Le tecniche ci sono, i costi sono spesso sostenibili (anche se una stima generale è assai difficile, e le cifre andrebbero calcolate caso per caso o quasi), in più non è detto che si debba sempre fare tutto. Spesso, dice De Stefano, può essere sufficiente "alzare l'asticella", attuare interventi che non elimino qualunque rischio di crollo, ma riducano i possibili danni. «Si può anche isolare completamente un edificio dal suolo con un sistema sofisticato che dissipi l'energia», racconta Dalla Torre, «Ma non è indispensabile». «Se un edificio non crolla e resta in piedi, anche se subisce dei danni potrà essere sistemato con spese molto minori», chiarisce De Stefano, «E, cosa ancora più importante, si saranno evitate vittime». Il principio vale quasi per ogni tipo di intervento, da quelli sugli edifici storici o semplicemente vecchi, a quelli sui palazzi moderni in cemento armato (che possono risultare i più difficili da affrontare), fino alle strutture industriali e ai capannoni che oggi sono al centro dell'attenzione.

I capannoni
Mettere in sicurezza un prefabbricato già esistente è abbastanza semplice. Non c'è nessun bisogni di abbatterlo per ricostruirlo meglio. Il concetto fondamentale è quello di "legare" la struttura. «Il punto è che i capannoni che sono crollati non erano, come è stato detto e scritto, castelli di carta. Le strutture prefabbricate sono tra quelle che hanno migliore qualità e durata», sostiene Di Prisco. Però se sono progettate e costruite per resistere soprattutto a sollecitazioni verticali, come quelle del peso, e non a spinte orizzontali, come quelle delle scosse di un terremoto, la loro resistenza a questi eventi è molto limitata. Per questo sono cadute le lastre di copertura dei tetti, i pannelli laterali che, spiega De Stefano, probabilmente erano stati vincolati in modo fragile.

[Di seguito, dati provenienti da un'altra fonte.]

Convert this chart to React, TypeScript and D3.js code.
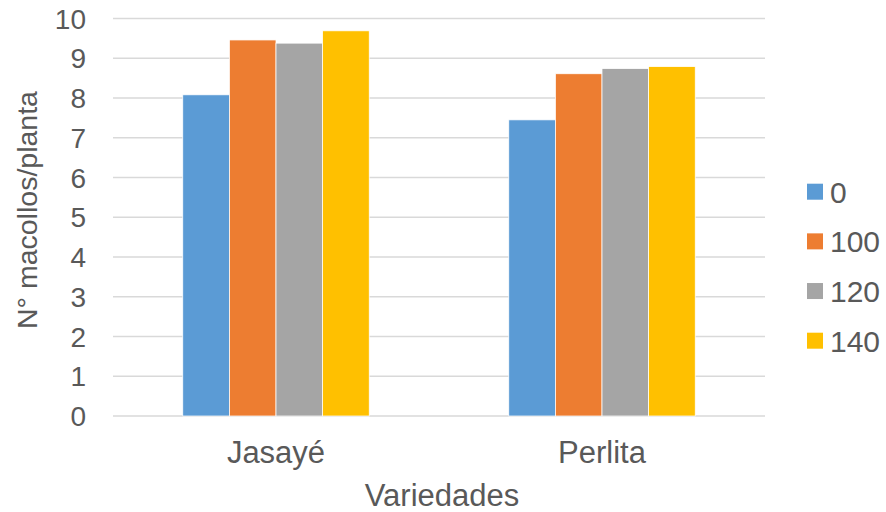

La soluzione è fare in modo che i vari pezzi siano tenuti insieme, siano "legati", appunto. Si può fare per le fondazioni, con travi di collegamento o intere "plateee", cioè una sorta di pavimento sotterraneo; si può e si deve fare tra i pilastri e le travi, fissandoli gli uni a gli altri, e tra le travi e le pannelli di copertura. Si possono usare tasselli chimici, barre metalliche, comunque sistemi piuttosto facili da applicare. Creare un pacco unico, spiega De Stefano, protegge moltissimo.
Per queste strutture come per tutti gli edifici sarebbe poi utile capire anche il tipo di terreno su cui poggiano, perché questo gioca un ruolo fondamentale nella trasmissione dell'onda sismica: può attenuarla, ma può anche amplificarla. E non è vero, come quasi tutti pensiamo, che un terreno alluvionale come quello della Pianura padana sia un vantaggio rispetto alla roccia. «Dipende», dice Di Prisco, «perché un cuscinetto di terreno può entrare in risonanza con le strutture costruite sopra. E poi conta la direzione in cui si propaga l'onda sismica».